R: Em junho de 2004, um importante jornal do Rio de Janeiro publicou na primeira página uma foto de adolescentes internados no Instituto Padre Severino (que é uma unidade de internação provisória) com a seguinte chamada: A classe média visita o inferno. A matéria referia-se ao fato de pais e jovens de classe média estarem levando seus filhos para conhecer o IPS a fim de ensiná-los a evitar o envolvimento com o crime. Pela matéria ficamos conhecendo um pouco da rotina bem como a opinião de técnicos, diretores e operadores do Direito sobre o “inferno”. Mais surpreendente do que constatar a caracterização de uma unidade do sistema sócio-educativo como “inferno” foi verificar que nenhum dos entrevistados manifestou indignação diante da flagrante violação de direitos que constitui tal fato. No Brasil Republicano, crimes são condutas descritas em leis, bem como as sansões e procedimentos a serem adotados, não cabendo julgar pessoas por seus pecados nem condená-las ao inferno, à chibata ou ao degredo, como em tempos coloniais. A palavra inferno, no contexto religioso, designa lugar de castigo eterno, tendo o crente rompido com as leis divinas. Esta mesma lógica, utilizada para caracterizar unidades de internação, só pode significar violação de direitos – uma vez que não existe “condenação eterna” no Direito brasileiro e nem o pressuposto de que, com o ato infracional, o adolescente rompeu definitivamente com as leis da sociedade, perdendo sua condição de pessoa. Ao contrário, o Estatuto da Criança e do Adolescente, em seu artigo 121, diz que “a internação constitui medida privativa de liberdade, sujeita aos princípios de brevidade, excepcionalidade e respeito à condição peculiar de pessoa em desenvolvimento”. Assim, respondendo à pergunta, tivemos modificações importantíssimas na legislação, reconhecendo crianças e adolescentes como sujeitos de direitos e como pessoas em situação peculiar de desenvolvimento. Por outro lado, tem sido muito difícil modificar as práticas e os modelos de atendimento, como no exemplo acima. Assim, é necessário irmos além e fazer a pergunta: porque permitimos que o sistema sócio-educativo para os adolescentes sejam como o “inferno”?

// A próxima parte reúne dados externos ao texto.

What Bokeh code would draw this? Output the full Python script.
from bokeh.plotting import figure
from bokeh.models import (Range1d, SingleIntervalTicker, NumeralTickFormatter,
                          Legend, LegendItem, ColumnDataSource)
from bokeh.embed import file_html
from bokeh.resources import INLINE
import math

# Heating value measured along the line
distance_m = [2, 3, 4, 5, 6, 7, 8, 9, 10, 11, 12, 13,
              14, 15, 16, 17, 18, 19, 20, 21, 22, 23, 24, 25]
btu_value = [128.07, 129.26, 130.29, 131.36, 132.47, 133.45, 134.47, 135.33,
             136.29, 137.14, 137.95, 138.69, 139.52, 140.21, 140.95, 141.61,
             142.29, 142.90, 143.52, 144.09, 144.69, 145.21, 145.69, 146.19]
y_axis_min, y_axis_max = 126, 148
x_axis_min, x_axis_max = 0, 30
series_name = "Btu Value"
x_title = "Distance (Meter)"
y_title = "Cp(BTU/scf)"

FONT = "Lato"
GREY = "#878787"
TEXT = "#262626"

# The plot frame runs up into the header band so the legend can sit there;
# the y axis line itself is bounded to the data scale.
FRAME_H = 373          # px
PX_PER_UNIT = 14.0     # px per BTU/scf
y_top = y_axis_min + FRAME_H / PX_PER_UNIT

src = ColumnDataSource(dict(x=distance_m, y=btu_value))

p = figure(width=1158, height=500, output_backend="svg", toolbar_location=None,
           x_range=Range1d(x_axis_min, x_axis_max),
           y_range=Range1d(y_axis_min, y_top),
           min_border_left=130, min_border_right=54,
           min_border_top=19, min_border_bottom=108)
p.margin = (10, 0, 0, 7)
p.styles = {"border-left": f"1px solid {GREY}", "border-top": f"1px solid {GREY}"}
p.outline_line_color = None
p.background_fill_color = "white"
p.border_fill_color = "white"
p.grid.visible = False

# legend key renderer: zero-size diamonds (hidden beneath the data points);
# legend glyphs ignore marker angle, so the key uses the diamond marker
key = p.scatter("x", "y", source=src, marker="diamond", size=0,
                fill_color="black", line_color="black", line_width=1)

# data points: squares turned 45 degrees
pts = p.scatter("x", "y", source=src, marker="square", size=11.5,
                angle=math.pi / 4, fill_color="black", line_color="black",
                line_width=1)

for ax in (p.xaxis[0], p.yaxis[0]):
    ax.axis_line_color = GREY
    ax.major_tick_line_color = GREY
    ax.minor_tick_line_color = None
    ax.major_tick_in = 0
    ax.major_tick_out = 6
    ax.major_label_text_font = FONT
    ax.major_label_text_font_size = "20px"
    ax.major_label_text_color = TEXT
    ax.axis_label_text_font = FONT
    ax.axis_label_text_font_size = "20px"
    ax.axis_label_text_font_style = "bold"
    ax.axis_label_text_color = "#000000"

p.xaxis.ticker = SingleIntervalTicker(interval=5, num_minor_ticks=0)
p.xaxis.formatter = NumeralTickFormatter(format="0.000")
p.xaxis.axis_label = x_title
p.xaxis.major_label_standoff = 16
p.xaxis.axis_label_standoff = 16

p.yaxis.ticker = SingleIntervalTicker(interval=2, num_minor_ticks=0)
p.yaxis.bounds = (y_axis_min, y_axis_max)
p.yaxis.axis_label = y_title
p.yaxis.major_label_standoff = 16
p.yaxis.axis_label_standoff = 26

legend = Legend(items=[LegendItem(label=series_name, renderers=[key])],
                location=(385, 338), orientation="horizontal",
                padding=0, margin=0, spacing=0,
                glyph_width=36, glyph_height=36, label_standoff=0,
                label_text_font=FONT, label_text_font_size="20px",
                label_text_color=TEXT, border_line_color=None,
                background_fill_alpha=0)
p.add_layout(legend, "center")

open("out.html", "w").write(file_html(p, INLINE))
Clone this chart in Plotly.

Mobilizadores – São muitos os problemas que atingem as crianças e adolescentes, como exploração sexual, gravidez na adolescência, evasão escolar, envolvimento com uso e venda de drogas, abando, maus tratos familiares. Como a sociedade brasileira vem lidando com essas questões? Quais têm sido as contribuições da iniciativa privada, no exercício de sua responsabilidade social, para o enfrentamento destes problemas?

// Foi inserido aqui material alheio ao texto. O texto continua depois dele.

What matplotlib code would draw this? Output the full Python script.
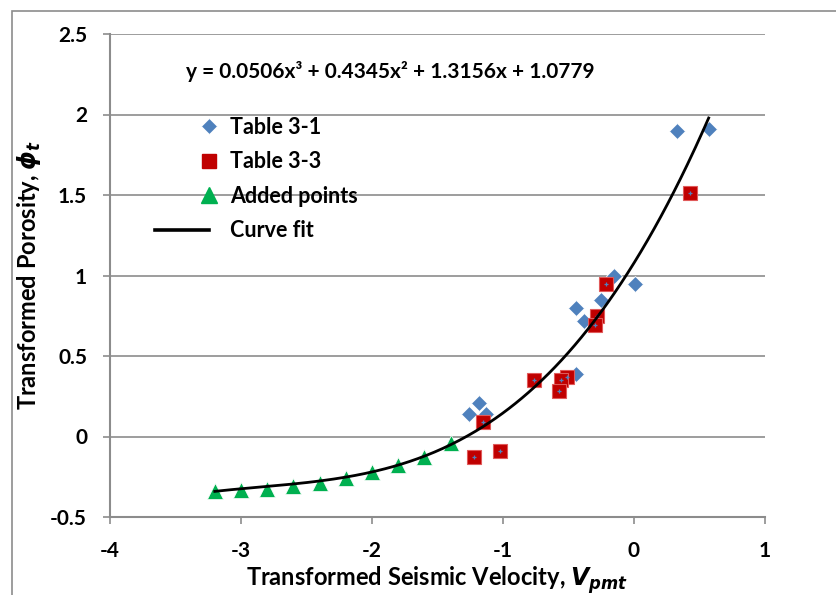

R: Ao definir como sendo dever da família, do Estado e da sociedade assegurar os direitos da criança e do adolescente, a Constituição Federal de 1988 não excluiu ninguém desta responsabilidade, sendo cada um de nós chamado a dar a sua contribuição. Sabemos que os problemas são complexos e não serão resolvidos, a não ser com a participação de todos.
Mobilizadores – Nos fale um pouco sobre o trabalho que vem desenvolvendo como pesquisadora da área da criança e do adolescente, como coordenadora do Programa Cidadania e Direitos Humanos da UERJ.
R: Desde o final da década de 1980 tenho me dedicado ao estudo da assistência à infância. Isto tem implicado longas pesquisas sobre a legislação, as práticas, as instituições e os discursos que, ao longo da história do Brasil, incidiram sobre a criança, resultando não apenas em publicações, mas também em cursos, assessorias, orientações de alunos, palestras, participação em debates, enfim, tudo o que corresponde ao trabalho do professor. Ao longo deste anos, verifiquei que a prática de atribuir ao jovem pobre características negativas como infrator, perigoso, marginal etc, gera frustrações, ansiedade, desesperança e revolta. Assim, como profissionais e companheiros na luta dos jovens por melhores condições de vida, por dignidade e pelo exercício do direito à diferença, cabe-nos não apenas recusar esses traços como sendo pertencentes a uma natureza humana diminuída ou inferior, como também problematizar as propostas que são oferecidas aos jovens, recusando todas aquelas que intentam reconduzi-los para dentro de si mesmos e que rompem com a vida comunitária, tornando frágeis os laços de mútua solidariedade.